15th Aug2020

Fantasia 2020: ‘Morgana’ Review

by Chris Cummings

Features: Morgana Muses | Directed by Isabel Peppard, Josie Hess

Give me something new in the guise of a strange premise-based documentary any day of the week and I’m going to be pleased. Documentary films can be incredibly powerful, intriguing and hugely entertaining, and when I read the synopsis for Morgana, from Josie Hess and Isabel Peppard, I was curious and somewhat bewildered. It doesn’t really sound like a documentary, but rather a dark thriller or something like that. The tale of a desperate housewife whose life isn’t going anywhere close to how she wants, makes the decision to end it all, but finds herself saved by an unexpected detour that involves sexual reawakening and a reinvention of self.

Using interviews from a variety of relevant people as well as some delightfully designed animated elements, Morgana tells the tale of this woman, Morgana Muses, who, for many years lived life as the atypical dated vision of “housewife”, in a sexless marriage in which she found little pleasure of excitement and depression and loneliness became the norm. Deciding to take her life into her own hand, this woman took herself from the deep bowels of life into becoming a femenist pornographic star with control of her own destiny. It’s a wonderful thing to see in any walk of life, right?

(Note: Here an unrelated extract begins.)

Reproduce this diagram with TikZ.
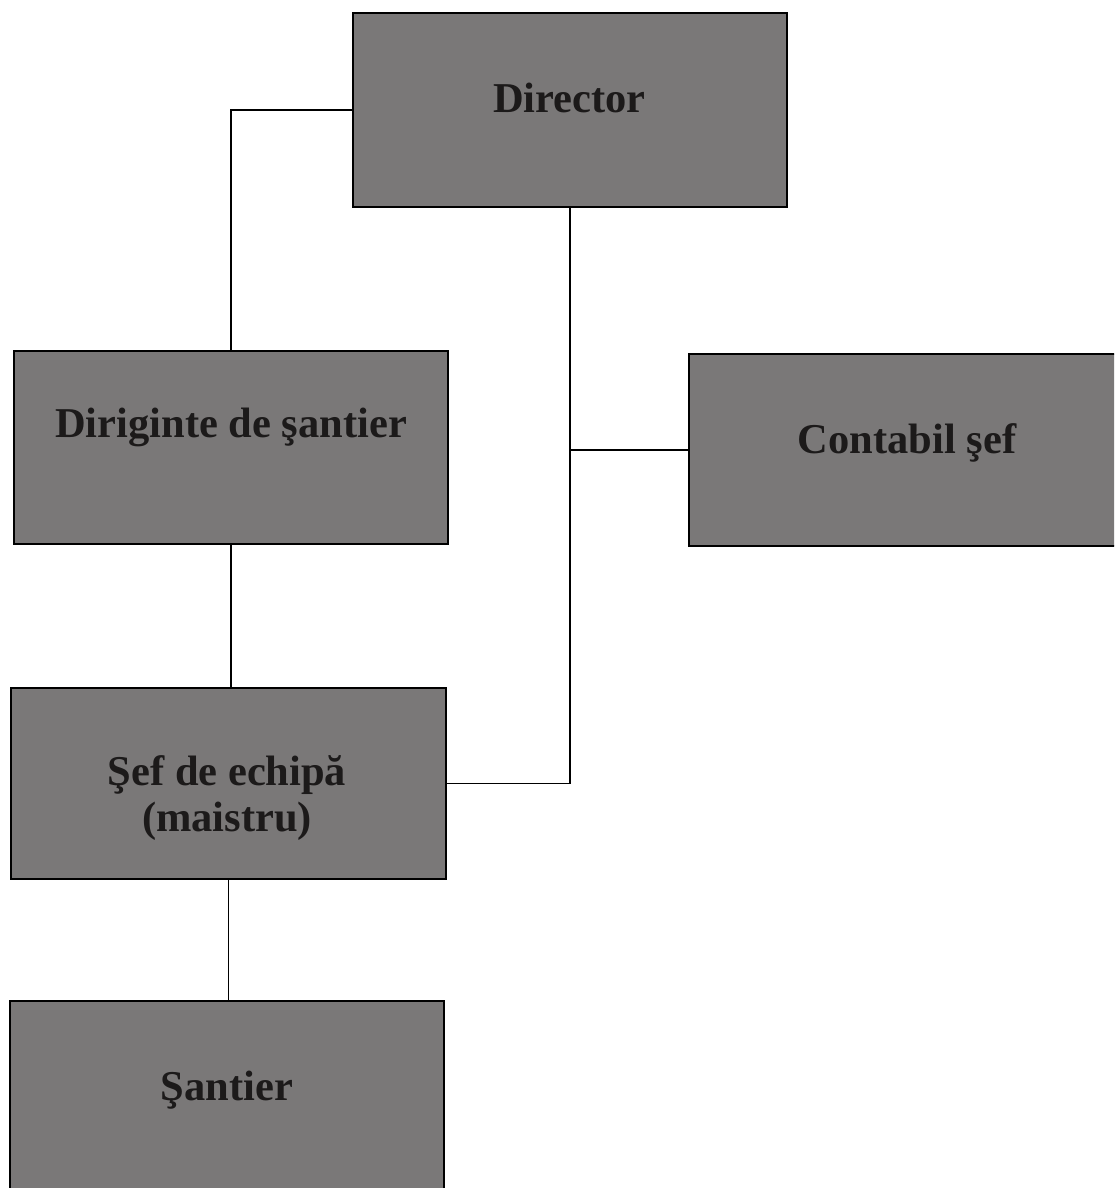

The overcoming of hardship and mental exhaustion in order to find a new place in a new place with a firmer grasp on your existence. That’s what this is all about, and it’s told beautifully. Peppard and Hess, who met at a punk-rock concert back in 2013, spent five years making Morgana, and it shows in the passionate and artistically vibrant way it’s made.

It’s not just a behind-the-curtain look at feminist pornography and the system, but also the very personal sexual journey of the films focal point, Morgana Muses, and a lengthy (in terms of the time spent with her as the film was created) look at mental health. The film emblazes itself with a big golden shimmer of empowerment, and that is what pulls the film through its 71 minute runtime. Most coming-of-age tales are about kids or teenagers, people finding themselves in the midst of youth, but this is a middle-age tale, with a woman both brave and bold finding new passion and grabbing life by the horns.

Morgana Muses herself is a strong and open-book of a woman, willing to shed her proverbial skin for the camera here, telling her story in a way that is incredibly revealing. The whole experience of this film felt very personal and warm, given the subject and the directors, and that passionate need to tell a true and frank story of a woman, her sexual becoming, her unhinged expression of self and her life and all of its bruises, shines here. It’s moving, poignant, motivational and very interesting indeed, and a documentary film worth anybody’s time.

**** 4/5

Morgana screens as part of this years Fantasia Festival, which starts August 20th 2020.